This week the NBA had its trade deadline, a trade deadline that pales in comparison to the frenzy of the MLB trade deadline. Seriously, it doesn’t even come close. Aside from the trade of Carmelo Anthony and Deron Williams, one of the biggest moves came when the Celtics agreed to trade Kendrick Perkins to the Thunder for Jeff Green. This move continues to evoke anger and confusion from Celtics fans who wondered why the Celtics would sacrifice size, given that it makes their matchups against big teams like the Magic or the Lakers more difficult. Yet there was a contingent of Celtics fans who refused to get upset about the deal, reasoning that Danny Ainge wasn’t an idiot and surely considered the size question before making the deal.

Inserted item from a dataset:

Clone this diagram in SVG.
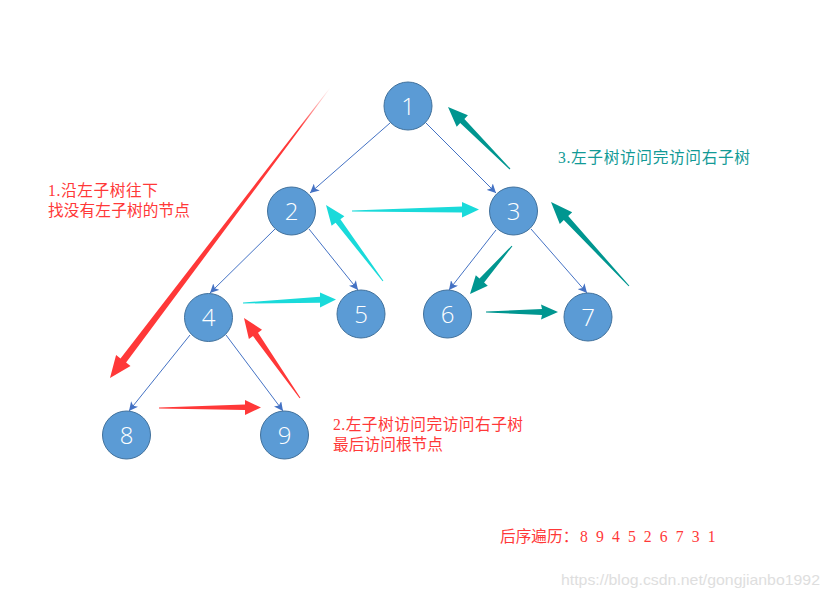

This raises an interesting question that most fans are constantly dealing with, at least subconsciously. How do you balance the desire to give your favorite General Manager the benefit of the doubt with the need to evaluate the moves of that General Manager in a rational vacuum? At what point does giving your favorite General Manager the benefit of the doubt turn into an appeal to authority? There’s a fine line between arguing that a GM deserves the benefit of the doubt because of the past moves he’s made, and arguing that any given move the GM makes is good because the GM is smart.
As an example, this offseason the Rays signed Kyle Farnsworth. Farnsworth, as we all know, is the wost reliever of all time. Well, not really, but his tenure in New York went poorly and he’s generally regarded as someone with good stuff but inconsistent results, someone who probably doesn’t deserve the highest leverage spots in a game. Now, Dave Cameron pointed out that this might be a bit of a perception issue, given that a difference in repertoire might have led to greater groundballs and improved results. As a result, he goes out of his way to argue that Tampa wasn’t given enough credit for signing Farnsworth. I won’t suggest the opposite of this, but I think it’s at least possible that Tampa’s signing of Farnsworth led more people to consider Farnsworth an underrated commodity, and therefore a good acquisition, simply because it was Tampa doing the signing. In other words, if Kansas City had re-upped with Farnsworth, one has to wonder if they would have received the same level of accolade that Tampa did. To state it even more starkly: when Tampa signed Farnsworth, many assumed that the 100 IP sample of the past two years was the real Farnsworth, assumed that he would be used mostly correctly, and assumed that this was a good signing because Tampa is super-smart and never makes mistakes.
I’m not trying to suggest that any of those things are false. Tampa may very well have made a good signing of a player whose reputation led him to be slightly undervalued. What I would simply draw attention to is the danger of evaluating moves based on the person making the move. If organizational and budgetary needs are identical, one’s reaction to a signing shouldn’t hinge on whether one thinks the GM is smart or stupid.
Yet, this is mostly inevitable, which is why this is a constant tension. It’s natural to look more closely at moves made by stat-friendly teams like Cleveland, Tampa, Toronto, Boston or Oakland. It’s also natural to have the default setting of mockery on whenever Kansas City’s name pops up on MLBTR. It’s because their track records are different, and because we don’t expect Dayton Moore to suddenly see the light, or for Andrew Friedman to suddenly blow 10% of his budget on some middling homer-prone reliever. We’re simply making very rapid subconscious probability calculations.
One of the biggest fallacies people can make is assuming that things will always be like they’ve been in the past. It’s normal to assume that the current state of affairs will continue interrupted and in perpetuity, yet this is never the case. The same holds true in sports. Just because Andrew Friedman has made a bunch of savvy moves in the past doesn’t mean that he’ll always make savvy moves from now until when he retires. It’s possible that at some point he’ll operate under faulty logic or bad assumptions or bad data and make a mistake, and it would be a disservice to continue to call his moves savvy when the opposite is true.
This is the tension that fans have to monitor, then. One has to walk the line between saying, “Because you’ve made smart moves in the past, I will assume that this move is a good one” and “Because you’ve made smart moves in the past, I will give you the benefit of the doubt and see how this plays out before I call you an idiot”. It’s a very fine line, and it’s the line between analysis and homer-dom.